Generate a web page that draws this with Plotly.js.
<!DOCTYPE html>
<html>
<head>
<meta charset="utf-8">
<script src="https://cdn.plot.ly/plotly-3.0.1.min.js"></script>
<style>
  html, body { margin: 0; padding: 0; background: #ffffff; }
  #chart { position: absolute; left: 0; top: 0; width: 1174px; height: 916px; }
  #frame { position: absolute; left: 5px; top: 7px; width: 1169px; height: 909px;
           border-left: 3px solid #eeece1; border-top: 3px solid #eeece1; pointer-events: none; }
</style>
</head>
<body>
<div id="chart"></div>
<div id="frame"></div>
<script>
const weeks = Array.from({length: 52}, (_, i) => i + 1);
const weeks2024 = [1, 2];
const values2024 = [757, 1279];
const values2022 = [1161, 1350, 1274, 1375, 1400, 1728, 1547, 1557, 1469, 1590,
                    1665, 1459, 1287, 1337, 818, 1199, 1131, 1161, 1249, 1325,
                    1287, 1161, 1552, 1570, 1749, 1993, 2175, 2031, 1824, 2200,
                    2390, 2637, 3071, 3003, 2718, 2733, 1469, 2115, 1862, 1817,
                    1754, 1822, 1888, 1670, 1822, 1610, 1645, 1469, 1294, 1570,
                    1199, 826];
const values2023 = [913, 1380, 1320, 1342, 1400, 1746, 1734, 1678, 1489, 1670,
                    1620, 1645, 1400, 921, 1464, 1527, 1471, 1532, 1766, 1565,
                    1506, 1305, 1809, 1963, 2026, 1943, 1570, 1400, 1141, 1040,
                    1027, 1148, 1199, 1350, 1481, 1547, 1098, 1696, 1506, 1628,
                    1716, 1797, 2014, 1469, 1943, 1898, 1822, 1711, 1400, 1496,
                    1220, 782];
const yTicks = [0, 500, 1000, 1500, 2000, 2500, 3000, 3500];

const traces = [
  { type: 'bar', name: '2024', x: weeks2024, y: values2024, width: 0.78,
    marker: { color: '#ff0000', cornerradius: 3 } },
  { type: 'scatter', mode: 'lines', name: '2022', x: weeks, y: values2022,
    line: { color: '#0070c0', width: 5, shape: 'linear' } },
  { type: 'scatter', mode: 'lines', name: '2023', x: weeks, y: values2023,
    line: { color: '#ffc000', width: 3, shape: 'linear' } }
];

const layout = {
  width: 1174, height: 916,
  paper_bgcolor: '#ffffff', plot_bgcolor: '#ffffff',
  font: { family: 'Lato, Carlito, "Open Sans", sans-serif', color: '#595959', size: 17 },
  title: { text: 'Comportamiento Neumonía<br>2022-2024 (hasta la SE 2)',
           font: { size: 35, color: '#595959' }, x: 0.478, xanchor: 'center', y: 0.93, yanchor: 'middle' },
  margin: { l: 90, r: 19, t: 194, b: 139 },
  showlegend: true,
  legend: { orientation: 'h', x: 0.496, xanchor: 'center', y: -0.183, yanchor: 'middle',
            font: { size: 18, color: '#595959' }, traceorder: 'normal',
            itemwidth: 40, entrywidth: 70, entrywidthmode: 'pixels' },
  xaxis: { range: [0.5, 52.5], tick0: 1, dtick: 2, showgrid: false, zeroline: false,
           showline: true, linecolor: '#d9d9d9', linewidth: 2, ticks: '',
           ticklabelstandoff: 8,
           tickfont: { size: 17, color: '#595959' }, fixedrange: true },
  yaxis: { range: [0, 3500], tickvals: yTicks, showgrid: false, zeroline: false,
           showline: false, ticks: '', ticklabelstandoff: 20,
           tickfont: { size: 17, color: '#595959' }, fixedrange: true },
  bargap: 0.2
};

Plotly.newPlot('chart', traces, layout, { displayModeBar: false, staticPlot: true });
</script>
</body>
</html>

::::::::::

§ **Requirements**: Reproduce the full listing word for word.

§ **Solution to this problem**:
Generate a web page that draws this with Plotly.js.
<!DOCTYPE html>
<html>
<head>
<meta charset="utf-8">
<script src="https://cdn.plot.ly/plotly-3.0.1.min.js"></script>
<style>
  html, body { margin: 0; padding: 0; background: #ffffff; }
  #chart { position: absolute; left: 0; top: 0; width: 1174px; height: 916px; }
  #frame { position: absolute; left: 5px; top: 7px; width: 1169px; height: 909px;
           border-left: 3px solid #eeece1; border-top: 3px solid #eeece1; pointer-events: none; }
</style>
</head>
<body>
<div id="chart"></div>
<div id="frame"></div>
<script>
const weeks = Array.from({length: 52}, (_, i) => i + 1);
const weeks2024 = [1, 2];
const values2024 = [757, 1279];
const values2022 = [1161, 1350, 1274, 1375, 1400, 1728, 1547, 1557, 1469, 1590,
                    1665, 1459, 1287, 1337, 818, 1199, 1131, 1161, 1249, 1325,
                    1287, 1161, 1552, 1570, 1749, 1993, 2175, 2031, 1824, 2200,
                    2390, 2637, 3071, 3003, 2718, 2733, 1469, 2115, 1862, 1817,
                    1754, 1822, 1888, 1670, 1822, 1610, 1645, 1469, 1294, 1570,
                    1199, 826];
const values2023 = [913, 1380, 1320, 1342, 1400, 1746, 1734, 1678, 1489, 1670,
                    1620, 1645, 1400, 921, 1464, 1527, 1471, 1532, 1766, 1565,
                    1506, 1305, 1809, 1963, 2026, 1943, 1570, 1400, 1141, 1040,
                    1027, 1148, 1199, 1350, 1481, 1547, 1098, 1696, 1506, 1628,
                    1716, 1797, 2014, 1469, 1943, 1898, 1822, 1711, 1400, 1496,
                    1220, 782];
const yTicks = [0, 500, 1000, 1500, 2000, 2500, 3000, 3500];

const traces = [
  { type: 'bar', name: '2024', x: weeks2024, y: values2024, width: 0.78,
    marker: { color: '#ff0000', cornerradius: 3 } },
  { type: 'scatter', mode: 'lines', name: '2022', x: weeks, y: values2022,
    line: { color: '#0070c0', width: 5, shape: 'linear' } },
  { type: 'scatter', mode: 'lines', name: '2023', x: weeks, y: values2023,
    line: { color: '#ffc000', width: 3, shape: 'linear' } }
];

const layout = {
  width: 1174, height: 916,
  paper_bgcolor: '#ffffff', plot_bgcolor: '#ffffff',
  font: { family: 'Lato, Carlito, "Open Sans", sans-serif', color: '#595959', size: 17 },
  title: { text: 'Comportamiento Neumonía<br>2022-2024 (hasta la SE 2)',
           font: { size: 35, color: '#595959' }, x: 0.478, xanchor: 'center', y: 0.93, yanchor: 'middle' },
  margin: { l: 90, r: 19, t: 194, b: 139 },
  showlegend: true,
  legend: { orientation: 'h', x: 0.496, xanchor: 'center', y: -0.183, yanchor: 'middle',
            font: { size: 18, color: '#595959' }, traceorder: 'normal',
            itemwidth: 40, entrywidth: 70, entrywidthmode: 'pixels' },
  xaxis: { range: [0.5, 52.5], tick0: 1, dtick: 2, showgrid: false, zeroline: false,
           showline: true, linecolor: '#d9d9d9', linewidth: 2, ticks: '',
           ticklabelstandoff: 8,
           tickfont: { size: 17, color: '#595959' }, fixedrange: true },
  yaxis: { range: [0, 3500], tickvals: yTicks, showgrid: false, zeroline: false,
           showline: false, ticks: '', ticklabelstandoff: 20,
           tickfont: { size: 17, color: '#595959' }, fixedrange: true },
  bargap: 0.2
};

Plotly.newPlot('chart', traces, layout, { displayModeBar: false, staticPlot: true });
</script>
</body>
</html>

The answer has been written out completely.